— START Supplied records —

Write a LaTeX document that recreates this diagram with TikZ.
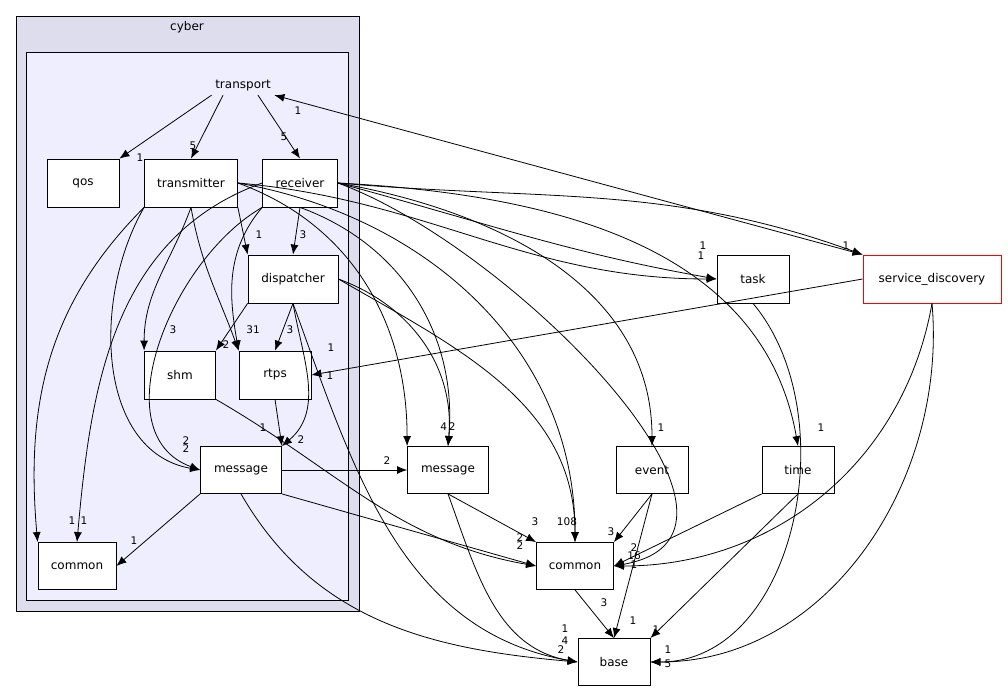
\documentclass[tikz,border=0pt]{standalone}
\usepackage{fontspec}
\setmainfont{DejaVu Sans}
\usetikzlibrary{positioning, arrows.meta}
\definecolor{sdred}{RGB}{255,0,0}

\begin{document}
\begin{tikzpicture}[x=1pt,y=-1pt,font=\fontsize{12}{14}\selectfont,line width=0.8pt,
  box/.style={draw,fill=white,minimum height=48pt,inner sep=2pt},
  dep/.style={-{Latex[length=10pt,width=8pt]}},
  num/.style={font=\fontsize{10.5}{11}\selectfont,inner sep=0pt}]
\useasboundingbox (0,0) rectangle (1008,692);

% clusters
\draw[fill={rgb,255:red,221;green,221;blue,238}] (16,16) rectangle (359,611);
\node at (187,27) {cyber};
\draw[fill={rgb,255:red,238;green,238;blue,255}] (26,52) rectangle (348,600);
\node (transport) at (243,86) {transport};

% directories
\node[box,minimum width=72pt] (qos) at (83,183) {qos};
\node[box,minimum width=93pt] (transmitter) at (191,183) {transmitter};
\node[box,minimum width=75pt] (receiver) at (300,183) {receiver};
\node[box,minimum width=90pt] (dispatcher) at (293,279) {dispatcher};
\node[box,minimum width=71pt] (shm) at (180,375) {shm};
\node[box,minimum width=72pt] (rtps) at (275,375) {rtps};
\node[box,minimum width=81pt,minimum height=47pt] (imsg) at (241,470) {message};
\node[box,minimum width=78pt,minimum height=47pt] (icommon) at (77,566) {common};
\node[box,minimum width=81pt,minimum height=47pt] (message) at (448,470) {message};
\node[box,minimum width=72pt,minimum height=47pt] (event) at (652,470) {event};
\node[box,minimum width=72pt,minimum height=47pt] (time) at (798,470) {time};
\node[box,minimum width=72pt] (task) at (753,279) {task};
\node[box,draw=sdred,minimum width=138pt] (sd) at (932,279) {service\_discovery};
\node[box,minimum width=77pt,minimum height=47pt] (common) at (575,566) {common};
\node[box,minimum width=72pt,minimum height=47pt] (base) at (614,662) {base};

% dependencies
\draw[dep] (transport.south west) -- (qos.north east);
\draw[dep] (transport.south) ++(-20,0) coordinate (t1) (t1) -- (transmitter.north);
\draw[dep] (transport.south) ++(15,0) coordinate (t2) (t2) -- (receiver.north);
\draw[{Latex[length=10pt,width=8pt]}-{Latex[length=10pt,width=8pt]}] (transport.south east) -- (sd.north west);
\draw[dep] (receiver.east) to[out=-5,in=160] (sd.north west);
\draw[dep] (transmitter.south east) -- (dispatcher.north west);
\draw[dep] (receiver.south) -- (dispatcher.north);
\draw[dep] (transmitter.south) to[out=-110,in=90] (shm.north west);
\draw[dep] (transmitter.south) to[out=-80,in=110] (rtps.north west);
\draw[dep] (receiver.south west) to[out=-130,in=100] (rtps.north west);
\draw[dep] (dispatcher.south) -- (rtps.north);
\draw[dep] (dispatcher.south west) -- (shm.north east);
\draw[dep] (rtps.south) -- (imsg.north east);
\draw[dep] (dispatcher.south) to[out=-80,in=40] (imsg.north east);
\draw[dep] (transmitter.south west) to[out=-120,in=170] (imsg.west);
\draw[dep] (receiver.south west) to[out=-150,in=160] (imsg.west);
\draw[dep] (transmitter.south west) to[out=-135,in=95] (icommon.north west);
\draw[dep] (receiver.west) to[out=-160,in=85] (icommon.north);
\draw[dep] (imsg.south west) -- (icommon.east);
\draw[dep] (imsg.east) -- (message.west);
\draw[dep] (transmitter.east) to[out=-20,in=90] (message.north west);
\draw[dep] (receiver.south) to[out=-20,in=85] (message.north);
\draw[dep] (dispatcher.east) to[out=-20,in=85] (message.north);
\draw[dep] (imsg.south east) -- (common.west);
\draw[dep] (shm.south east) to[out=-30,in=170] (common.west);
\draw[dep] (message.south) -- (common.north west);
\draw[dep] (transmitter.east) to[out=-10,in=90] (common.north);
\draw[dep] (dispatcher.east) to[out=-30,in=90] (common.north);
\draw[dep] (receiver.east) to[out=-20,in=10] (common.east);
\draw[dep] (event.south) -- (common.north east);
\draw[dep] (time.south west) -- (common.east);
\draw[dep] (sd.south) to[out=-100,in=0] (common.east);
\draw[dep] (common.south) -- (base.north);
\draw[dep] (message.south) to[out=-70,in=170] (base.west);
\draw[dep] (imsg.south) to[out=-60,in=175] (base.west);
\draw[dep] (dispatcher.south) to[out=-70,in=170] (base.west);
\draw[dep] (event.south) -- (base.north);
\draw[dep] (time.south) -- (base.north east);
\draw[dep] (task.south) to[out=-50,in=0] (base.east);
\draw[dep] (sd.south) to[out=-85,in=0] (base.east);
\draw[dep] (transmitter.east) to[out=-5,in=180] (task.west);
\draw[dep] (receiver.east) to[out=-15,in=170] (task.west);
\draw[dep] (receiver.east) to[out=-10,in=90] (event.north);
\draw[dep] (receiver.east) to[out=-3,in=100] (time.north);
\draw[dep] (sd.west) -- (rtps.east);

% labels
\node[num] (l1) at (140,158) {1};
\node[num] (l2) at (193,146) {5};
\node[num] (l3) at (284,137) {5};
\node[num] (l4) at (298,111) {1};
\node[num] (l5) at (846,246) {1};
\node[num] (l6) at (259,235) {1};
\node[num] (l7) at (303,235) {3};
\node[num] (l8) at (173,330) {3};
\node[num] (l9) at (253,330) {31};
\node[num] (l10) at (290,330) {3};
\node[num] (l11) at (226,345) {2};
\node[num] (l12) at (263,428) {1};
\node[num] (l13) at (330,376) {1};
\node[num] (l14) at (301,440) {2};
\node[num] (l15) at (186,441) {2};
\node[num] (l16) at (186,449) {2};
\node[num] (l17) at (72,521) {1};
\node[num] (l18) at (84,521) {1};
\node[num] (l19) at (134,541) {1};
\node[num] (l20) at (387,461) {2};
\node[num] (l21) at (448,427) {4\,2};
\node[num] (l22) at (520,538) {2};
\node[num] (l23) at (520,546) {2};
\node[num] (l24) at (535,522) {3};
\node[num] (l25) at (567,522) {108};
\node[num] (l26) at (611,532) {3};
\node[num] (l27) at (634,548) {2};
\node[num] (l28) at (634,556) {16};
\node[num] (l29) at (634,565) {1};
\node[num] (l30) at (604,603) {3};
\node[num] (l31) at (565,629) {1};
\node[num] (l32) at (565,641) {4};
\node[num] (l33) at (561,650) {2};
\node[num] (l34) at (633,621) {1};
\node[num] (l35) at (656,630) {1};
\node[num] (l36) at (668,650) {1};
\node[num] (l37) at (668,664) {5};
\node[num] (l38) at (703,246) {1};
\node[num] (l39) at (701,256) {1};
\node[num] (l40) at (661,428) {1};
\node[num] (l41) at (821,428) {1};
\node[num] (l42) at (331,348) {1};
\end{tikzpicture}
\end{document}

— END Supplied records —
— START Supplied records —

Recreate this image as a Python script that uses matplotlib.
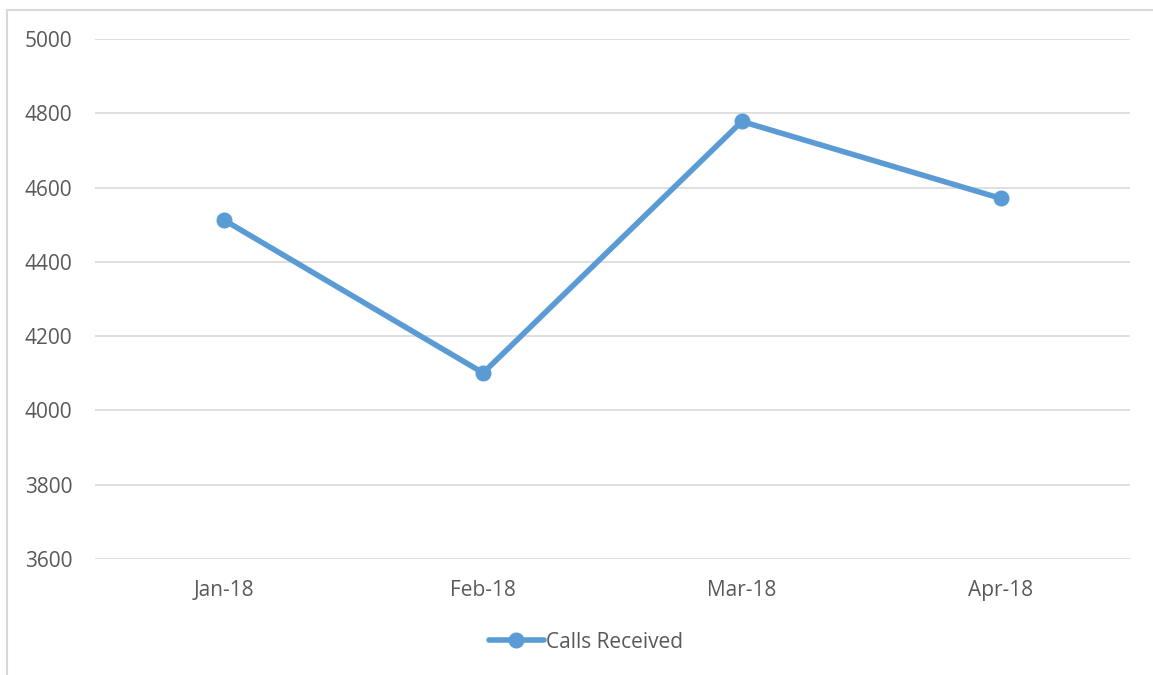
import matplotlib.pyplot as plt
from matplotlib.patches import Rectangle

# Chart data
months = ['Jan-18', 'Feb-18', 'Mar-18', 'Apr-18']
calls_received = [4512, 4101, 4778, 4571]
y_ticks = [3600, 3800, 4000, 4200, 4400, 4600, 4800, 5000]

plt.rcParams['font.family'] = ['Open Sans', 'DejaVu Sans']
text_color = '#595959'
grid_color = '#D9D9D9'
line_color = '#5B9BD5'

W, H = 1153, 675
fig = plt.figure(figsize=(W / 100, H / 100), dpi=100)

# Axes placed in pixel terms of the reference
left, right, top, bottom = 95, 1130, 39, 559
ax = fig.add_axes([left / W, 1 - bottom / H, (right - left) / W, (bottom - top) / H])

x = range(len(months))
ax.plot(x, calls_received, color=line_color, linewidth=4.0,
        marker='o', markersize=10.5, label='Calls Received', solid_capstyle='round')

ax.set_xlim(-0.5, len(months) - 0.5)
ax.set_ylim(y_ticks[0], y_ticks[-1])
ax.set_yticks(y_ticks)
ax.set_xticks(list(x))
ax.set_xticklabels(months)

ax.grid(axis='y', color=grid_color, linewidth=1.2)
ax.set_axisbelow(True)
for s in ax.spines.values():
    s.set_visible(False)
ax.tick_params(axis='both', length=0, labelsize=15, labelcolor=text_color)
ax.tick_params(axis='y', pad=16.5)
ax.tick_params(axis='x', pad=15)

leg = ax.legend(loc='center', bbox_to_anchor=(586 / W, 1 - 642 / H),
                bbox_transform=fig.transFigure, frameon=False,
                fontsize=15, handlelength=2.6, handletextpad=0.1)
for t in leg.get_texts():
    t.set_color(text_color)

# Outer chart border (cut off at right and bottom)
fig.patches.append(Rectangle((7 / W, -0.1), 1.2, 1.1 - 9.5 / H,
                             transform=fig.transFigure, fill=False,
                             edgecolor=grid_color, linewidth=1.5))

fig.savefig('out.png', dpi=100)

— END Supplied records —

*Work to be completed*
Every line from the one containing "Recreate this image" through the one containing "y_ticks = [3600, 3800, 4000, 4200, 4400, 4600, 4800, 5000]" should be quoted exactly, and no other lines; keep pictures out of the copy.

*Reply*
Recreate this image as a Python script that uses matplotlib.
import matplotlib.pyplot as plt
from matplotlib.patches import Rectangle

# Chart data
months = ['Jan-18', 'Feb-18', 'Mar-18', 'Apr-18']
calls_received = [4512, 4101, 4778, 4571]
y_ticks = [3600, 3800, 4000, 4200, 4400, 4600, 4800, 5000]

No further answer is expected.